On the advice of a friend, Webb and his wife, Hazel, moved to Phoenix, Arizona to recuperate. He reluctantly agreed his dream of playing baseball had ended, so he put all his energy into carpentry. One year later, he founded his own company. Some of the employees that he hired worked for him for twenty years. His company was at the forefront of numerous defense contracts for the government and he worked on federal peace-time projects following the war. It was then that he met the eccentric millionaire Howard Hughes. Webb joined Hughes and his golfing buddies, Bob Hope and Bing Crosby, along with Robert and Barry Goldwater for games of golf. With friends like that and Webb’s home-building reputation, it wasn’t long before he was receiving contracts in Arizona to build entire towns.

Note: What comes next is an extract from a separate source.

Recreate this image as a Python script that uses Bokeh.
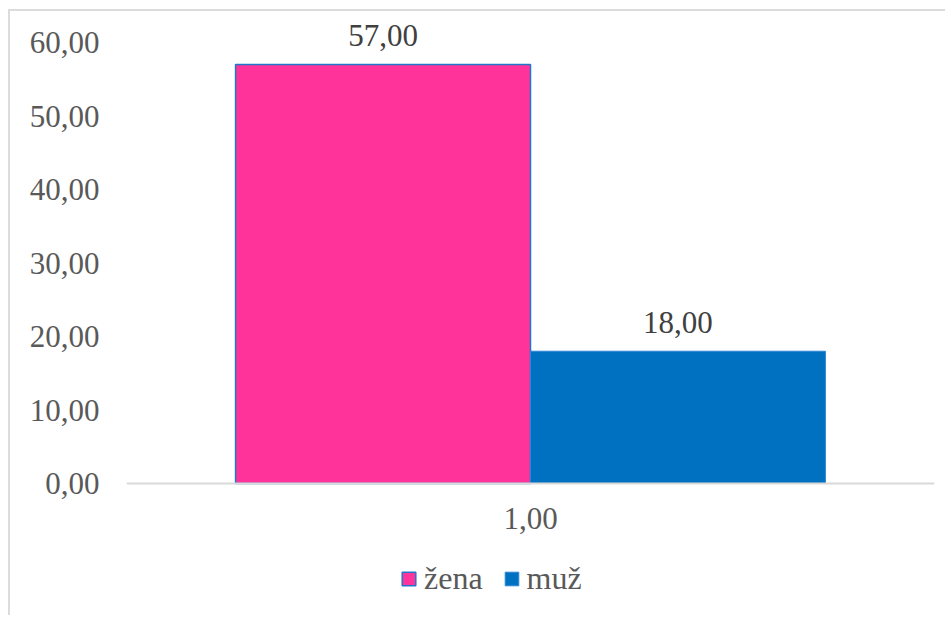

In 1945, the opportunity to invest in the game that he loved presented itself. Del with Dan Topping and Larry MacPhail purchased the New York Yankees. Before selling the storied franchise to CBS in 1964, the Webb-Topping Yankees they bought out MacPhail in 1947) had won fifteen American League pennants and ten World Series. Perhaps Webb’s best-known project opened on January 1, 1960. He had taken a cotton field and built Sun City, Arizona, a community designed exclusively for retired people. The opening attracted 100,000 people-five times more than he had hoped. Webb also came back to his hometown to design and build the Del Webb Building in downtown Fresno. Del E. Webb died in 1975 at the age of seventy-six.